Friday, June 14, 2013

Table manners cut the sheep from the goats

(Formal place setting, Wikipedia)

Americans are goats.

I realize most liberal commentators--hell, anyone with a working human brain--usually refers to Americans as sheep, mainly because of the way they allowed George W. Bush to lead them into bondage over a stage-managed putative terrorist attack.

But actually, they are goats.

Goats are more intelligent than sheep, which would tend at first to suggest that Americans, dumbed down by hook and by crook, cannot be goats.

However, one may be willfully obtuse if one has a brain, and goats--as do Americans-- have a reputation for being a bit stubborn. Goats also are not nearly as attentive and protective of their young as are sheep...like Americans, who proclaim loudly and widely about loving kids, but actually generally fail to raise them...but that's another rant for another day.

Goats also have rather annoying table habits. According to Wikipedia, when goats investigate something new:

They do so primarily with their prehensile upper lip and tongue. This is why they investigate items such as buttons, camera cases or clothing (and many other things besides) by nibbling at them, occasionally even eating them.
I suspect a table at which goats had dined would look a lot like the one described to us on night recently by our favorite restaurateur.

International relations

Suzanne said a group of semi-Americans (that is, a mixed group of Brits and Americans) came in together for dinner one night. They passed the dishes of food around as if they were in a Chinese restaurant. And she couldn't tell when they were finished eating because of the completely American way they left their plates. That is to say, cutlery was everywhere, and the tables were an awful mess when it was all over.

How do Americans leave their plates, I asked, being a former American, and being curious.

"Well," said Suzanne (also a former American),  "They don't place their knife and fork across the top of the plate; they just leave the cutlery any old place, on the table, on the plate any old way...." She didn't say on the floor, but having worked in family restaurants in the US years ago, that's a distinct possibility.

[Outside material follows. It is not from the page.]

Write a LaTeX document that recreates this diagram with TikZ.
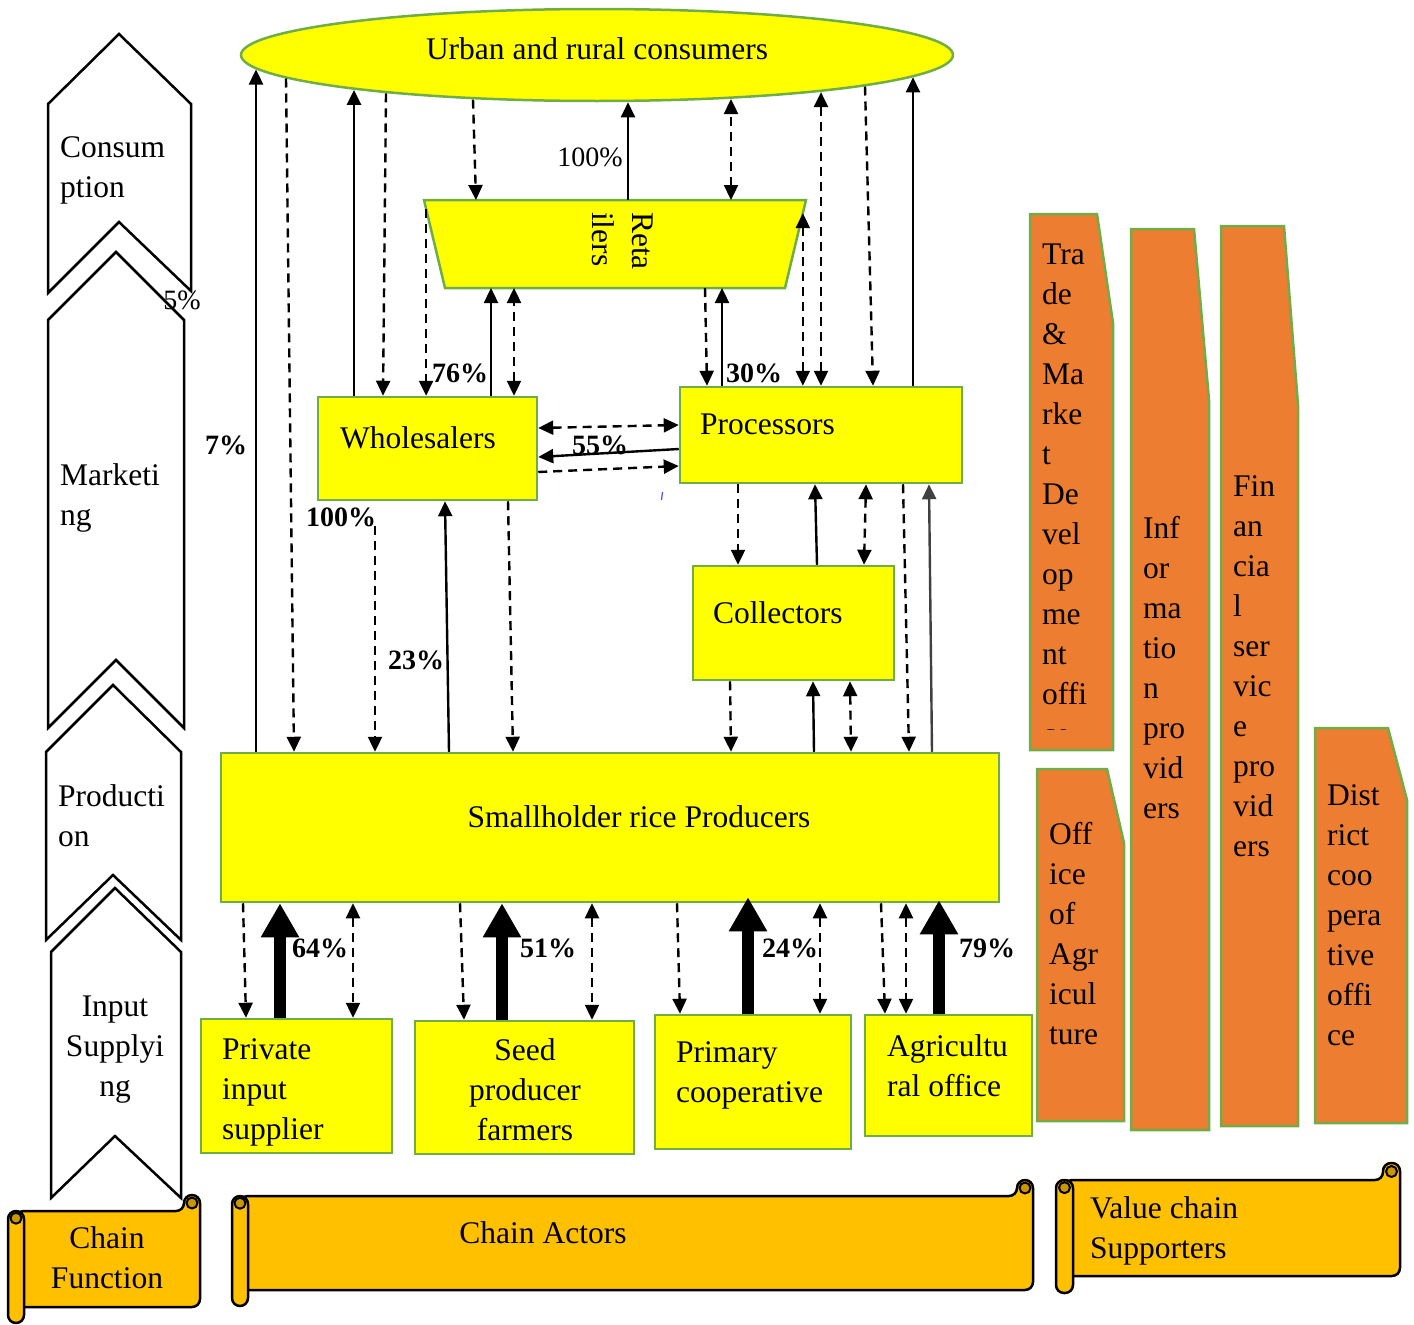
\documentclass[tikz,border=0pt]{standalone}
\usepackage{fontspec}
\setmainfont{Liberation Serif}
\usetikzlibrary{arrows.meta,shapes.geometric,calc}
\definecolor{ylw}{HTML}{FFFF00}
\definecolor{bgreen}{HTML}{70AD47}
\definecolor{orng}{HTML}{ED7D31}
\definecolor{scrl}{HTML}{FFC000}
\definecolor{scrldark}{HTML}{C99700}
\definecolor{arrgray}{HTML}{404040}
\tikzset{
  box/.style={draw=bgreen, line width=2.5pt, fill=ylw, inner sep=0pt},
  supshape/.style={draw=bgreen, line width=2.5pt, fill=orng},
  chev/.style={draw=black, line width=2.5pt, fill=white, line join=miter},
  scrollst/.style={draw=black, line width=2.5pt, fill=scrl, line join=round},
  txt/.style={font=\fontsize{31.5}{40}\selectfont, inner sep=0pt, align=left},
  txtc/.style={txt, align=center},
  pct/.style={font=\fontsize{28}{32}\selectfont\bfseries, inner sep=0pt},
  pctn/.style={font=\fontsize{28}{32}\selectfont, inner sep=0pt},
  flow/.style={line width=2.4pt, -{Triangle[width=14pt,length=15pt]}},
  dflow/.style={flow, dash pattern=on 9pt off 6pt},
  dboth/.style={line width=2.4pt, dash pattern=on 9pt off 6pt,
     {Triangle[width=14pt,length=15pt]}-{Triangle[width=14pt,length=15pt]}},
  bigflow/.style={line width=12pt, -{Triangle[width=36pt,length=34pt]}},
}
\newcommand\myscroll[5]{%
  \filldraw[scrollst, rounded corners=8pt] ({#1+#5/2},{#2+#5}) -- ({#3-#5},{#2+#5})
     -- ({#3-#5},{#2}) -- ({#3},{#2}) -- ({#3},{#4-#5}) -- ({#1+#5/2},{#4-#5}) -- cycle;
  \filldraw[scrollst, rounded corners=8pt] ({#1},{#2+#5}) rectangle ({#1+#5},{#4});
  \filldraw[scrollst, fill=scrldark, line width=2pt] ({#1+#5/2},{#2+#5*1.45}) circle[radius=5.5pt];
  \filldraw[scrollst, fill=scrldark, line width=2pt] ({#3-#5/2},{#2+#5/2}) circle[radius=5.5pt];
}
\begin{document}
\begin{tikzpicture}[x=1pt,y=-1pt]
\useasboundingbox (0,0) rectangle (1414,1325);

% ---------- chain function chevrons ----------
\filldraw[chev] (119,34) -- (191,104) -- (191,291) -- (119,222) -- (48,293) -- (48,104) -- cycle;
\filldraw[chev] (116,252) -- (184,320) -- (184,728) -- (116,660) -- (48,728) -- (48,320) -- cycle;
\filldraw[chev] (113,685) -- (181,752) -- (181,940) -- (113,875) -- (46,940) -- (46,752) -- cycle;
\filldraw[chev] (115,888) -- (181,952) -- (181,1198) -- (115,1136) -- (51,1198) -- (51,952) -- cycle;
\node[txt, anchor=west] (tcons) at (60,170) {Consum\\ption};
\node[txt, anchor=west] (tmark) at (60,498) {Marketi\\ng};
\node[txt, anchor=west] (tprod) at (58,816) {Producti\\on};
\node[txtc] (tinput) at (115,1050) {Input\\Supplyi\\ng};

% ---------- value chain supporters ----------
\filldraw[supshape] (1030,214) -- (1097,214) -- (1113,323) -- (1113,750) -- (1030,750) -- cycle;
\filldraw[supshape] (1131,229) -- (1194,229) -- (1209,400) -- (1209,1130) -- (1131,1130) -- cycle;
\filldraw[supshape] (1221,226) -- (1284,226) -- (1298,405) -- (1298,1126) -- (1221,1126) -- cycle;
\filldraw[supshape] (1037,769) -- (1107,769) -- (1124,843) -- (1124,1121) -- (1037,1121) -- cycle;
\filldraw[supshape] (1315,728) -- (1388,728) -- (1407,800) -- (1407,1123) -- (1315,1123) -- cycle;
\begin{scope}
  \clip (1030,214) rectangle (1113,729);
  \node[txt, anchor=west] (ttrade) at (1042,494) {Tra\\de\\\&\\Ma\\rke\\t\\De\\vel\\op\\me\\nt\\offi\\ce};
\end{scope}
\node[txt, anchor=west] (tinfo) at (1143,668) {Inf\\or\\ma\\tio\\n\\pro\\vid\\ers};
\node[txt, anchor=west] (tfin) at (1233,666) {Fin\\an\\cia\\l\\ser\\vic\\e\\pro\\vid\\ers};
\node[txt, anchor=west] (toff) at (1049,934) {Off\\ice\\of\\Agr\\icul\\ture};
\node[txt, anchor=west] (tdist) at (1327,915) {Dist\\rict\\coo\\pera\\tive\\offi\\ce};

% ---------- scrolls ----------
\myscroll{8}{1195}{200}{1323}{16}
\myscroll{232}{1180}{1033}{1306}{16}
\myscroll{1056}{1163}{1400}{1293}{17}
\node[txtc] (tcf) at (107,1258) {Chain\\Function};
\node[txt] (tca) at (543,1233) {Chain Actors};
\node[txt, anchor=west] (tvcs) at (1090,1231) {Value chain\\Supporters};

% ---------- chain actors ----------
\node[box, ellipse, minimum width=712pt, minimum height=92pt,
      font=\fontsize{31.5}{40}\selectfont, text height=22pt, text depth=14pt]
      (cons) at (597,55) {Urban and rural consumers};
\coordinate (cA) at ($(cons.center)+(-341,14.5)$);
\coordinate (cB) at ($(cons.center)+(-311,23.5)$);
\coordinate (cC) at ($(cons.center)+(-243,34.9)$);
\coordinate (cD) at ($(cons.center)+(-211,38.4)$);
\coordinate (cE) at ($(cons.center)+(-124,44.6)$);
\coordinate (cF) at ($(cons.center)+(31,47.3)$);
\coordinate (cG) at ($(cons.center)+(134,44.0)$);
\coordinate (cH) at ($(cons.center)+(224,37.1)$);
\coordinate (cI) at ($(cons.center)+(268,31.5)$);
\coordinate (cJ) at ($(cons.center)+(316,22.3)$);

\node[inner sep=0pt, outer sep=0pt, minimum width=382pt, minimum height=88pt] (ret) at (615,244) {};
\filldraw[draw=bgreen, line width=2.5pt, fill=ylw] (ret.north west) -- (ret.north east)
   -- ([xshift=-21pt]ret.south east) -- ([xshift=21pt]ret.south west) -- cycle;
\coordinate (retTR) at ($(ret.north east)!0.15!([xshift=-21pt]ret.south east)$);
\coordinate (retTL) at ($(ret.north west)!0.1!([xshift=21pt]ret.south west)$);
\node[txt, rotate=-90, anchor=west] (rettxt) at (623,212) {Reta\\ilers};

\node[box, minimum width=219pt, minimum height=103pt] (wh) at (427.5,448.5) {};
\node[txt, anchor=west] (whtxt) at (340,438) {Wholesalers};
\node[box, minimum width=282pt, minimum height=96pt] (pr) at (821,435) {};
\node[txt, anchor=west] (prtxt) at (700,424) {Processors};
\node[box, minimum width=201pt, minimum height=114pt] (col) at (793.5,623) {};
\node[txt, anchor=west] (coltxt) at (713,613) {Collectors};
\node[box, minimum width=778pt, minimum height=149pt] (sh) at (610,827.5) {};
\node[txt] (shtxt) at (639,817) {Smallholder rice Producers};

\node[box, minimum width=191pt, minimum height=134pt] (pi) at (296.5,1086) {};
\node[txt, anchor=west] (pitxt) at (222,1092) {Private\\input\\supplier};
\node[box, minimum width=219pt, minimum height=133pt] (seed) at (524.5,1087.5) {};
\node[txtc] (seedtxt) at (525,1090) {Seed\\producer\\farmers};
\node[box, minimum width=196pt, minimum height=134pt] (prim) at (753,1082) {};
\node[txt, anchor=west] (primtxt) at (676,1075) {Primary\\cooperative};
\node[box, minimum width=167pt, minimum height=121pt] (agri) at (948.5,1075.5) {};
\node[txt, anchor=west] (agritxt) at (887,1066) {Agricultu\\ral office};

% ---------- connectors: consumers ----------
\draw[flow] (sh.north -| cA) -- (cA);
\draw[dflow] (cB) -- (sh.north -| 294,0);
\draw[flow] (wh.north -| cC) -- (cC);
\draw[dflow] (cD) -- (wh.north -| 383,0);
\draw[dflow] (cE) -- (ret.north -| 476,0);
\draw[flow] (ret.north -| cF) -- (cF);
\draw[dboth] (ret.north -| cG) -- (cG);
\draw[dboth] (pr.north -| cH) -- (cH);
\draw[dflow] (cI) -- (pr.north -| 873,0);
\draw[flow] (pr.north -| cJ) -- (cJ);

% ---------- retailers ----------
\draw[dboth] (pr.north -| retTR) -- (retTR);
\draw[dflow] (retTL) -- (wh.north -| retTL);
\draw[flow] (wh.north -| 491,0) -- (ret.south -| 491,0);
\draw[dboth] (wh.north -| 514,0) -- (ret.south -| 514,0);
\draw[dflow] (ret.south -| 705,0) -- (pr.north -| 707,0);
\draw[flow] (pr.north -| 722,0) -- (ret.south -| 722,0);

% ---------- wholesalers / processors ----------
\draw[dboth] (wh.east |- 0,428) -- (pr.west |- 0,425);
\draw[flow] (pr.west |- 0,449) -- (wh.east |- 0,457);
\draw[dflow] (wh.east |- 0,472) -- (pr.west |- 0,466);
\draw[blue!70!white, line width=1.2pt] (662.5,492) -- (661.5,500);

\draw[dflow, shorten <=25pt] (wh.south -| 375,0) -- (sh.north -| 375,0);
\draw[flow] (sh.north -| 449,0) -- (wh.south -| 445,0);
\draw[dflow] (wh.south -| 508,0) -- (sh.north -| 513,0);

% ---------- processors / collectors / producers ----------
\draw[dflow] (pr.south -| 738,0) -- (col.north -| 738,0);
\draw[flow] (col.north -| 817,0) -- (pr.south -| 815,0);
\draw[dboth] (pr.south -| 866,0) -- (col.north -| 864,0);
\draw[dflow] (pr.south -| 903,0) -- (sh.north -| 909,0);
\draw[flow, color=arrgray] (sh.north -| 932,0) -- (pr.south -| 929,0);
\draw[dflow] (col.south -| 730,0) -- (sh.north -| 731,0);
\draw[flow] (sh.north -| 814,0) -- (col.south -| 813,0);
\draw[dboth] (col.south -| 850,0) -- (sh.north -| 851,0);

% ---------- input suppliers ----------
\draw[dflow] (sh.south -| 243,0) -- (pi.north -| 246,0);
\draw[bigflow] (pi.north -| 280,0) -- (sh.south -| 280,0);
\draw[dboth] (sh.south -| 353,0) -- (pi.north -| 353,0);
\draw[dflow] (sh.south -| 460,0) -- (seed.north -| 464,0);
\draw[bigflow] (seed.north -| 502,0) -- (sh.south -| 502,0);
\draw[dboth] (sh.south -| 592,0) -- (seed.north -| 592,0);
\draw[dflow] (sh.south -| 677,0) -- (prim.north -| 680,0);
\draw[bigflow] (prim.north -| 748,0) -- ([yshift=6pt]sh.south -| 748,0);
\draw[dboth] (sh.south -| 820,0) -- (prim.north -| 820,0);
\draw[dflow] (sh.south -| 881,0) -- (agri.north -| 885,0);
\draw[dboth] (sh.south -| 906,0) -- (agri.north -| 906,0);
\draw[bigflow] (agri.north -| 939,0) -- ([yshift=3pt]sh.south -| 939,0);

% ---------- percentages ----------
\node[pct] (p7) at (226,445) {7\%};
\node[pct] (p76) at (460,373) {76\%};
\node[pct] (p30) at (754,373) {30\%};
\node[pct] (p55) at (600,445) {55\%};
\node[pct] (p100b) at (341,517) {100\%};
\node[pct] (p23) at (416,660) {23\%};
\node[pct] (p64) at (320,948) {64\%};
\node[pct] (p51) at (548,948) {51\%};
\node[pct] (p24) at (790,948) {24\%};
\node[pct] (p79) at (987,948) {79\%};
\node[pctn] (p100) at (590,157) {100\%};
\node[pctn] (p5) at (182,300) {5\%};
\end{tikzpicture}
\end{document}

A light bulb went off, though. Aha, thought I, now I know why waiters and waitresses in the States used to ask me if I was finished when it was clear that I was, the knife and fork having been placed across the top of my plate. They didn't know. They had no idea that the signal for being finished with one's meal is to place the knife and fork side-by-side across the top of the plate.


Dining boot camp

I was taught such things early, and I suppose I just thought everyone knew them. I was also taught not to bang the sides of my glass with the spoon while stirring sugar into iced tea (this would not be an issue in the American South where iced tea comes already sweetened.), nor on the side of a cup when stirring tea or coffee. I was taught not to gulp from a glass, nor make sucking noises with a straw. I was taught to scoop soup away from me, and to tilt the bowl away when I needed to get the last drops. I was taught to put the spoon down on the service plate, if any. I was taught to wipe my lips after eating before sipping from a glass.

I was taught to handle a knife and fork American style--switching hands between cutting and conveying food to mouth--because that's the way my mother's family did it. My father, however, was raised and taught table manners by an Irish mother from Ireland and so he ate English style, fork in left hand, knife in right, throughout the meal. When I began traveling to Ireland and England in my early 30s, it was easy for me to make the switch, and I've never gone back.

A view of tongue and tonsils, etc.

Whether one eats American or English style, though, some things transcend culture. One of those is signalling that one is finished to anyone--waiter or Mum--that you are finished. Another is wiping lips before drinking. And another biggie is eating with the mouth closed.

Years ago, my husband and I took my father out for dinner to our favorite Italian restaurant in NYC, Monte's in Greenwich Village. He'd been there with us before, and also liked it. But that evening, as we ate, I was aware that my father was uncomfortable in the extreme, picking at his food, looking down at his plate. Eventually, he began behaving as usual, talking and cracking jokes. What was all that about, I later asked him.

It was awful, he said. A man directly in his line of sight had been eating cheese ravioli carbonara with his mouth open, which was turning my father's stomach. When the man left, my father was able to enjoy his meal once again.



And then there's the editor. I had to invite him to lunch. There was a problem that needed to be solved, and it seemed the best way to do it was over an expensive lunch; New York publishing works that way. I hesitated, dragged my feet for weeks. Finally, it could wait no longer. I needed the money, and I had to face it. Courage, I told myself. It won't last longer than two hours. I figured I could endure anything for two hours. So I sent him a note, he accepted the invitation, and I sought the strength to get through a long lunch of what my father endured so that I could come away with the problem solved. Since the problem was my royalties, okay, it was worth it. But just.

BONUS QUESTION:
What do you do when there is a salt cellar but no spoon for it? How do you get the salt out?

Answer: Use your CLEAN knife, before it has been used for anything else, and dip a bit of salt out of the salt cellar. Deposit the salt on the side of your plate, and add it to your food as you eat each bite with your fork.